A mathematician in his early years, Hill studied a combination of math and physics throughout his undergraduate career before eventually committing to physics. “I enjoyed thinking about numbers," he explains. “I wanted to connect numbers with the real world, so physics was the natural goal.”
Hill continues to use his talents in pattern-recognition, detailing calculations, and interpreting data in order to unravel the biggest mysteries facing today’s generation of physicists, both in Canada and across the world.
Hill’s year long visit is jointly hosted by TRIUMF and Perimeter Institute, where he will be spending a third of his time. This may be Hill’s first extended stay at TRIUMF but with such overlap in research interests, it is certainly a natural place for him to visit. “TRIUMF has a very broad research program, and I’m still finding new things that people are doing,” he says. “It’s clear that there’s a lot of expertise just at TRIUMF itself, and there are really world leading people and experiments; for example, many of the measurements being done in muons, neutrinos and other precision measurements.”
As a part of the theory group at TRIUMF, Hill is concerned with three research topics, all connected to global physics experiments.
One area of his focus is the particle that was the subject of the 2015 Nobel Prize in physics – the neutrino. “There are still some properties of neutrinos that we still don’t understand,” he says. “These include really basic questions like whether a quantity called lepton number is conserved in neutrino interactions, and whether a fundamental symmetry called CP symmetry is conserved.” According to Hill, these questions will likely be answered by next generation experiments with global collaborations, hosted at places like SNOLAB in Sudbury, Ontario and J-PARC in Japan.
In order to perform and interpret these experiments, however, the basic properties of neutrino interaction need to be understood better. This means making detailed calculations important for distinguishing the different types of neutrinos that appear in the detector and then being able to translate those to the underlying neutrino parameters.

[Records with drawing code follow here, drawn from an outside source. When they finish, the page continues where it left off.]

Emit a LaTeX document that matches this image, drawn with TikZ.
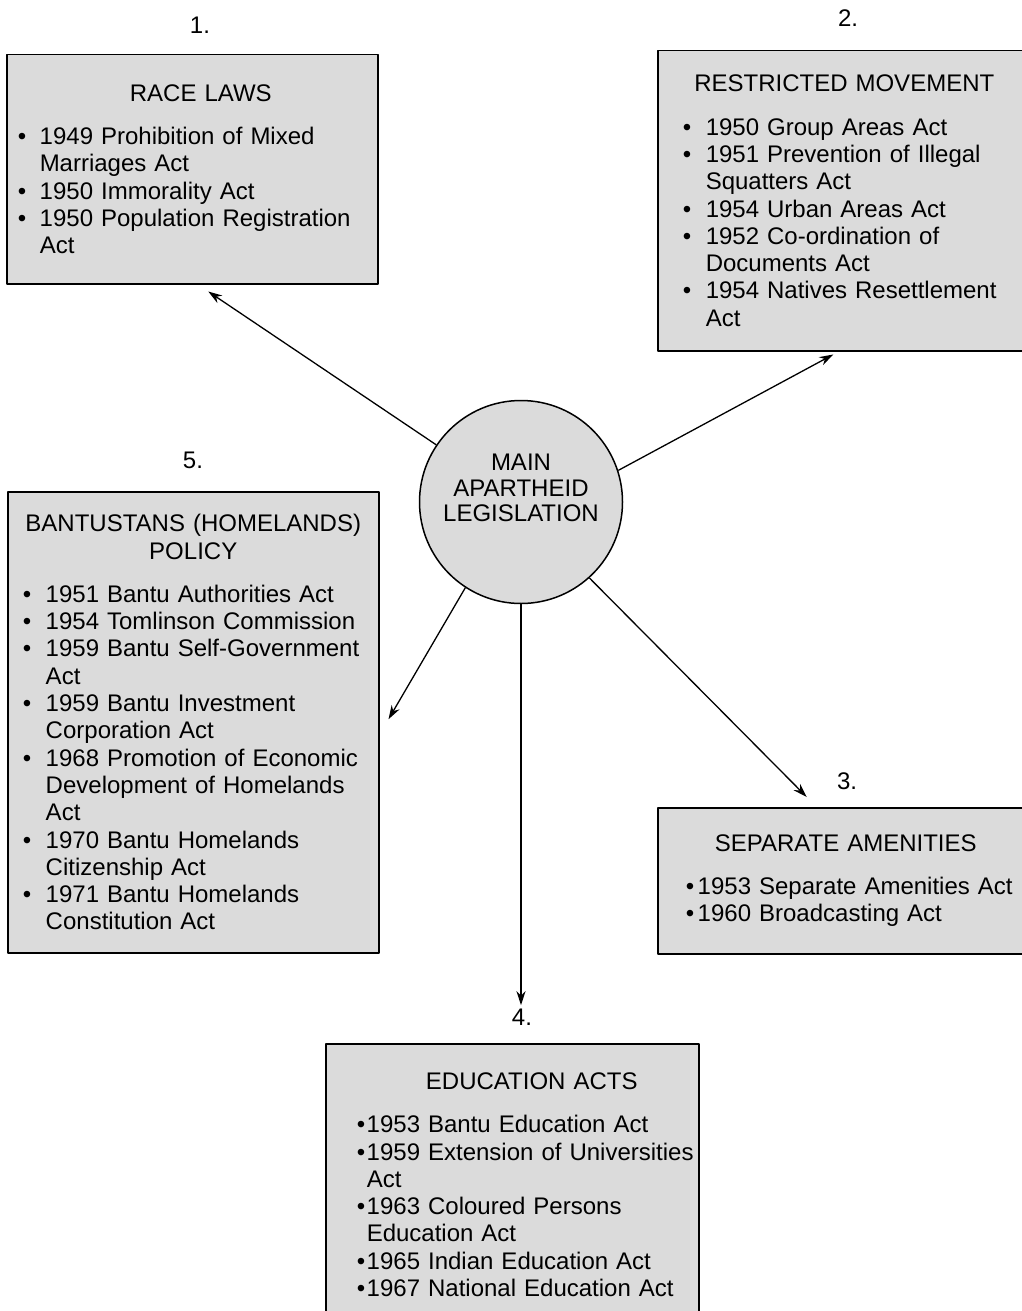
\documentclass[tikz,border=0pt]{standalone}
\usepackage{fontspec}
\setmainfont{Liberation Sans}
\usetikzlibrary{arrows.meta}
\definecolor{boxgray}{gray}{0.86}
\newlength{\padl}
\newlength{\bulletw}
\newcommand{\actfont}{\fontsize{24}{27.3}\selectfont}
\newcommand{\hubfont}{\fontsize{24}{25.5}\selectfont}
% title line(s), optional leftskip to push it off centre
\newcommand{\acttitle}[2][0pt]{{\centering\leftskip=#1 plus 1fil\relax #2\par}\vspace{16pt}}
% one bullet with hanging lines
\newcommand{\actitem}[1]{{\raggedright\let\\\newline\leftskip=\padl\relax\hangindent=\bulletw\hangafter=1\noindent\makebox[\bulletw][l]{\textbullet}#1\par}}
\tikzset{
  actbox/.style 2 args={draw, line width=1.5pt, fill=boxgray, anchor=north west, inner sep=0pt,
    font=\actfont, execute at begin node={\setlength{\padl}{#1}\setlength{\bulletw}{#2}}},
  hub/.style={circle, draw, line width=1.5pt, fill=boxgray, minimum size=203pt, inner sep=0pt},
  numlabel/.style={font=\actfont},
}
\begin{document}
\begin{tikzpicture}[x=1pt, y=-1pt, >={Stealth[length=14pt,width=9pt]}, line join=round]
  \clip (0,0) rectangle (1022,1311);
  % centre
  \node[hub] (main) at (521,502) {};
  \node[align=center, font=\hubfont] (mainlabel) at (521,488) {MAIN\\APARTHEID\\LEGISLATION};
  % the five groups
  \node[actbox={11pt}{22pt}, text width=371pt, minimum height=229pt] (race) at (6,54) {%
    \acttitle[17pt]{RACE LAWS}
    \actitem{1949 Prohibition of Mixed\\Marriages Act}
    \actitem{1950 Immorality Act}
    \actitem{1950 Population Registration\\Act}};
  \node[actbox={25pt}{23pt}, text width=373pt, minimum height=300pt] (movement) at (657,50) {%
    \acttitle{RESTRICTED MOVEMENT}
    \actitem{1950 Group Areas Act}
    \actitem{1951 Prevention of Illegal\\Squatters Act}
    \actitem{1954 Urban Areas Act}
    \actitem{1952 Co-ordination of\\Documents Act}
    \actitem{1954 Natives Resettlement\\Act}};
  \node[actbox={28pt}{12pt}, text width=376pt, minimum height=146pt] (amenities) at (657,807) {%
    \acttitle{SEPARATE AMENITIES}
    \actitem{1953 Separate Amenities Act}
    \actitem{1960 Broadcasting Act}};
  \node[actbox={31pt}{10pt}, text width=373pt, minimum height=282pt] (education) at (325,1043) {%
    \acttitle[39pt]{EDUCATION ACTS}
    \actitem{1953 Bantu Education Act}
    \actitem{1959 Extension of Universities\\Act}
    \actitem{1963 Coloured Persons\\Education Act}
    \actitem{1965 Indian Education Act}
    \actitem{1967 National Education Act}};
  \node[actbox={15pt}{23pt}, text width=371pt, minimum height=461pt] (homelands) at (7,491) {%
    \acttitle{BANTUSTANS (HOMELANDS)\\POLICY}
    \actitem{1951 Bantu Authorities Act}
    \actitem{1954 Tomlinson Commission}
    \actitem{1959 Bantu Self-Government\\Act}
    \actitem{1959 Bantu Investment\\Corporation Act}
    \actitem{1968 Promotion of Economic\\Development of Homelands\\Act}
    \actitem{1970 Bantu Homelands\\Citizenship Act}
    \actitem{1971 Bantu Homelands\\Constitution Act}};
  % numbers
  \node[numlabel] (n1) at (200,25) {1.};
  \node[numlabel] (n2) at (848,18) {2.};
  \node[numlabel] (n3) at (847,781) {3.};
  \node[numlabel] (n4) at (522,1017) {4.};
  \node[numlabel] (n5) at (193,460) {5.};
  % arrows
  \draw[->, line width=1.3pt] (main.146) -- ([shift={(16,7)}]race.south);
  \draw[->, line width=1.3pt] (main.18) -- ([shift={(-11,3)}]movement.south);
  \draw[->, line width=1.3pt] (main.-48) -- ([shift={(-39,-10)}]amenities.north);
  \draw[->, line width=1.3pt] (main.south) -- (main.south |- n4.north);
  \draw[->, line width=1.3pt] (main.-123) -- ([shift={(9,-3)}]homelands.east);
\end{tikzpicture}
\end{document}
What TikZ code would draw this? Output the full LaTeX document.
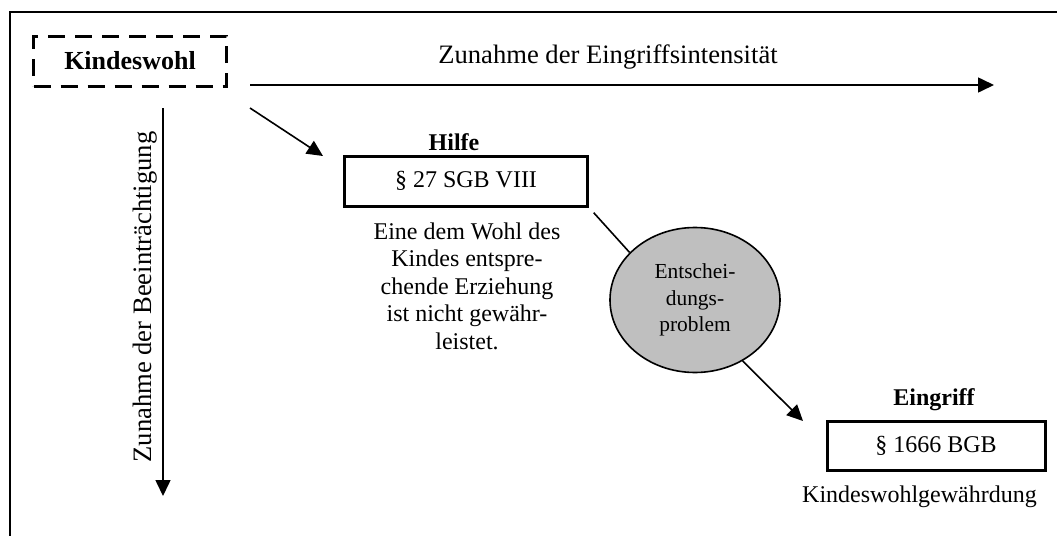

Hill’s research in this area overlaps with TRIUMF’s connections to the Tokai to Kamioka (T2K) experiment in Japan, which sends an intense neutrino beam 295 km across the island to a detector called Super Kamiokande, located in an underground mine.
Another area of Hill’s research with connections to neutrino interactions is the proton radius puzzle – a problem that has been discussed since 2010 when a paper published in Nature revealed that the proton was smaller than originally thought. Hill has spent some time thinking about this puzzle, as have others in the Theory Group here at TRIUMF.
Hill is also interested in dark matter interactions. “One aspect of this is that the non-observation of new physics so far at the Large Hadron Collider (LHC) has pushed us into a regime where the particles beyond the Standard Model might be a bit heavier than we thought.” With this in mind, Hill and collaborators from TRIUMF, the University of Chicago, and Perimeter Institute have developed a new way of analyzing interactions of dark matter with nuclei. Their predictions have indicated that bigger detectors may be needed. “We’re trying to refine those calculations to see exactly how big those detectors would need to be, and this would connect with some of the experiments at SNOLAB like the DEAP experiment.”
Thus far, his stay has been a positive experience – one full of connections to research being done nationally and globally, which is what drew him to the field in the first place. For Hill, the best part about being a physicist is what the field offers by way of understanding the world. “I think it’s the idea of discovery,” he says. “The idea of one day not knowing, and the next day knowing something true about the world.”